不成立となった場合には、離婚訴訟を提起することが可能です。

(関連記事 ⇒ 離婚してもそのままの苗字を名乗ることはできる?子どもの戸籍は?【YES・NOで必要手続がわかるチャート付き】)

離婚調停で話される内容

離婚調停では、離婚そのものだけでなく、親権や面会交流をどうするか、養育費、財産分与、年金分割、慰謝料などの財産に関する問題も話し合うことができます。

また、相手が生活費を支払ってくれない場合、婚姻費用の分担調停を申し立てることもできます。

有利に進める方法

調停を有利に進めるためには、個別具体的な状況を踏まえて的確に対応する必要があります。

ケース・バイ・ケースでの対策が必要となるため、全てを網羅することはできませんが、ここでは押さえておくべき重要なポイントをご紹介します。

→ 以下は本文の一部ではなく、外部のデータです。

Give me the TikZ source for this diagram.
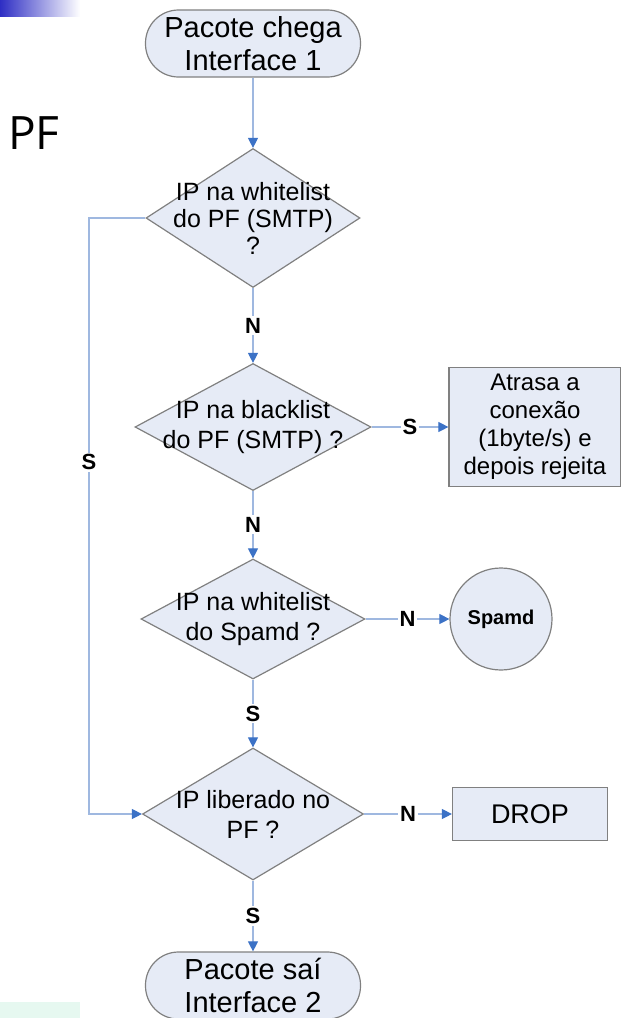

  • 離婚調停申立書の記載内容を検討する事実に基づき、客観性のある申立書を作成しましょう。
  • 証拠資料を準備する
    離婚原因等の証拠資料を準備することで、調停委員を説得しやすくなります。
  • 調停委員に好印象を与える
    身だしなみはいつも以上に整えましょう。また、調停委員に話が伝わりやすく話しましょう。
  • 弁護士に依頼する
    法律の専門家へ依頼することで、ご自身の主張を正しく伝えることができ、提出書面も弁護士が作成してくれます。弁護士からアドバイスを受けることもでき、調停にも弁護士が一緒に出席してサポートしてくれます。

(関連記事 ⇒ 離婚時の財産分与って、どうやって決めるの?)

まとめ

離婚調停は、一般の方には馴染みのない制度のため、イメージしにくいものでもあります。

離婚調停では、調停委員を介して話し合いを進めることができ、冷静な話し合いが期待できます。

この記事を読んで、調停手続きの流れを簡単に知っておくことで、スムーズな話し合いが可能となるでしょう。

お困りの方は、弁護士への相談をおすすめします。